### Supplied material

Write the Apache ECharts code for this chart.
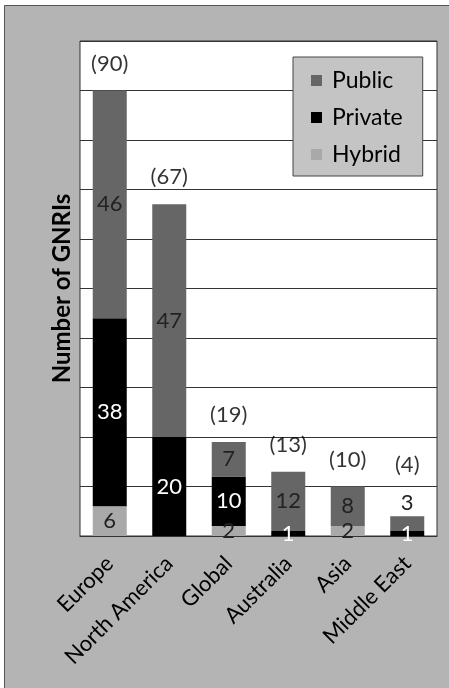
<!DOCTYPE html>
<html><head><meta charset="utf-8">
<script src="https://cdn.jsdelivr.net/npm/echarts@6/dist/echarts.min.js"></script>
<style>html,body{margin:0;padding:0;background:#fff}#c{width:449px;height:688px}</style>
</head><body><div id="c"></div>
<script>
const categories = ['Europe','North America','Global','Australia','Asia','Middle East'];
const hybrid  = [6, 0, 2, 0, 2, 0];
const privateV = [38, 20, 10, 1, 0, 1];
const publicV = [46, 47, 7, 12, 8, 3];
const totals = [90, 67, 19, 13, 10, 4];

const FONT = 'Lato';
const chart = echarts.init(document.getElementById('c'), null, {renderer:'canvas'});
const hideZero = p => (p.value === 0 ? '' : String(p.value));

const publicData = publicV.map((v, i) => i === 5
  ? {value: v, label: {position: 'top', distance: 2}}
  : v);
const totalData = totals.map((v, i) => i === 5
  ? {value: v, label: {distance: 40}}
  : v);

chart.setOption({
  backgroundColor: '#ffffff',
  animation: false,
  textStyle: {fontFamily: FONT},
  graphic: [{type: 'rect', z: -10, left: 4, top: 5, shape: {width: 445, height: 683}, style: {fill: '#b4b4b4', stroke: '#555', lineWidth: 1}}],
  grid: {left: 80, right: 12, top: 41, bottom: 152, show: true, backgroundColor: '#ffffff', borderColor: '#333', borderWidth: 1},
  legend: {
    data: ['Public','Private','Hybrid'],
    orient: 'vertical', left: 293, top: 57,
    padding: [12, 20, 10, 18],
    backgroundColor: '#c4c4c4', borderColor: '#444', borderWidth: 1,
    itemWidth: 11, itemHeight: 11, itemGap: 14, icon: 'rect',
    textStyle: {fontFamily: FONT, fontSize: 23, color: '#000', padding: [0,0,0,5]}
  },
  xAxis: {
    type: 'category', data: categories,
    axisLine: {lineStyle: {color: '#333'}}, axisTick: {show: false},
    axisLabel: {rotate: 45, fontSize: 22, color: '#000', interval: 0, margin: 24, fontFamily: FONT}
  },
  yAxis: {
    type: 'value', min: 0, max: 100, interval: 10,
    name: 'Number of GNRIs', nameLocation: 'middle', nameGap: 6,
    nameTextStyle: {fontSize: 24, fontWeight: 'bold', color: '#000', fontFamily: FONT},
    axisLabel: {show: false}, axisTick: {show: false}, axisLine: {show: false},
    splitLine: {lineStyle: {color: '#333', width: 1}}
  },
  series: [
    {name: 'Hybrid', type: 'bar', stack: 's', barWidth: 34, data: hybrid,
     itemStyle: {color: '#a9a9a9'},
     label: {show: true, position: 'inside', formatter: hideZero, fontSize: 22, color: '#222', fontFamily: FONT}},
    {name: 'Private', type: 'bar', stack: 's', barWidth: 34, data: privateV,
     itemStyle: {color: '#000000'},
     label: {show: true, position: 'inside', formatter: hideZero, fontSize: 22, color: '#fff', fontFamily: FONT}},
    {name: 'Public', type: 'bar', stack: 's', barWidth: 34, data: publicData,
     itemStyle: {color: '#666666'},
     label: {show: true, position: 'inside', formatter: hideZero, fontSize: 22, color: '#222', fontFamily: FONT}},
    {name: 'Total', type: 'scatter', data: totalData, symbolSize: 0, silent: true,
     label: {show: true, position: 'top', distance: 16, formatter: p => '(' + p.value + ')', fontSize: 22, color: '#000', fontFamily: FONT}}
  ]
});
</script></body></html>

######

Stated problem ▸
Transcribe the listing in full and omit the pictures.

Result for this task ▸
Write the Apache ECharts code for this chart.
<!DOCTYPE html>
<html><head><meta charset="utf-8">
<script src="https://cdn.jsdelivr.net/npm/echarts@6/dist/echarts.min.js"></script>
<style>html,body{margin:0;padding:0;background:#fff}#c{width:449px;height:688px}</style>
</head><body><div id="c"></div>
<script>
const categories = ['Europe','North America','Global','Australia','Asia','Middle East'];
const hybrid  = [6, 0, 2, 0, 2, 0];
const privateV = [38, 20, 10, 1, 0, 1];
const publicV = [46, 47, 7, 12, 8, 3];
const totals = [90, 67, 19, 13, 10, 4];

const FONT = 'Lato';
const chart = echarts.init(document.getElementById('c'), null, {renderer:'canvas'});
const hideZero = p => (p.value === 0 ? '' : String(p.value));

const publicData = publicV.map((v, i) => i === 5
  ? {value: v, label: {position: 'top', distance: 2}}
  : v);
const totalData = totals.map((v, i) => i === 5
  ? {value: v, label: {distance: 40}}
  : v);

chart.setOption({
  backgroundColor: '#ffffff',
  animation: false,
  textStyle: {fontFamily: FONT},
  graphic: [{type: 'rect', z: -10, left: 4, top: 5, shape: {width: 445, height: 683}, style: {fill: '#b4b4b4', stroke: '#555', lineWidth: 1}}],
  grid: {left: 80, right: 12, top: 41, bottom: 152, show: true, backgroundColor: '#ffffff', borderColor: '#333', borderWidth: 1},
  legend: {
    data: ['Public','Private','Hybrid'],
    orient: 'vertical', left: 293, top: 57,
    padding: [12, 20, 10, 18],
    backgroundColor: '#c4c4c4', borderColor: '#444', borderWidth: 1,
    itemWidth: 11, itemHeight: 11, itemGap: 14, icon: 'rect',
    textStyle: {fontFamily: FONT, fontSize: 23, color: '#000', padding: [0,0,0,5]}
  },
  xAxis: {
    type: 'category', data: categories,
    axisLine: {lineStyle: {color: '#333'}}, axisTick: {show: false},
    axisLabel: {rotate: 45, fontSize: 22, color: '#000', interval: 0, margin: 24, fontFamily: FONT}
  },
  yAxis: {
    type: 'value', min: 0, max: 100, interval: 10,
    name: 'Number of GNRIs', nameLocation: 'middle', nameGap: 6,
    nameTextStyle: {fontSize: 24, fontWeight: 'bold', color: '#000', fontFamily: FONT},
    axisLabel: {show: false}, axisTick: {show: false}, axisLine: {show: false},
    splitLine: {lineStyle: {color: '#333', width: 1}}
  },
  series: [
    {name: 'Hybrid', type: 'bar', stack: 's', barWidth: 34, data: hybrid,
     itemStyle: {color: '#a9a9a9'},
     label: {show: true, position: 'inside', formatter: hideZero, fontSize: 22, color: '#222', fontFamily: FONT}},
    {name: 'Private', type: 'bar', stack: 's', barWidth: 34, data: privateV,
     itemStyle: {color: '#000000'},
     label: {show: true, position: 'inside', formatter: hideZero, fontSize: 22, color: '#fff', fontFamily: FONT}},
    {name: 'Public', type: 'bar', stack: 's', barWidth: 34, data: publicData,
     itemStyle: {color: '#666666'},
     label: {show: true, position: 'inside', formatter: hideZero, fontSize: 22, color: '#222', fontFamily: FONT}},
    {name: 'Total', type: 'scatter', data: totalData, symbolSize: 0, silent: true,
     label: {show: true, position: 'top', distance: 16, formatter: p => '(' + p.value + ')', fontSize: 22, color: '#000', fontFamily: FONT}}
  ]
});
</script></body></html>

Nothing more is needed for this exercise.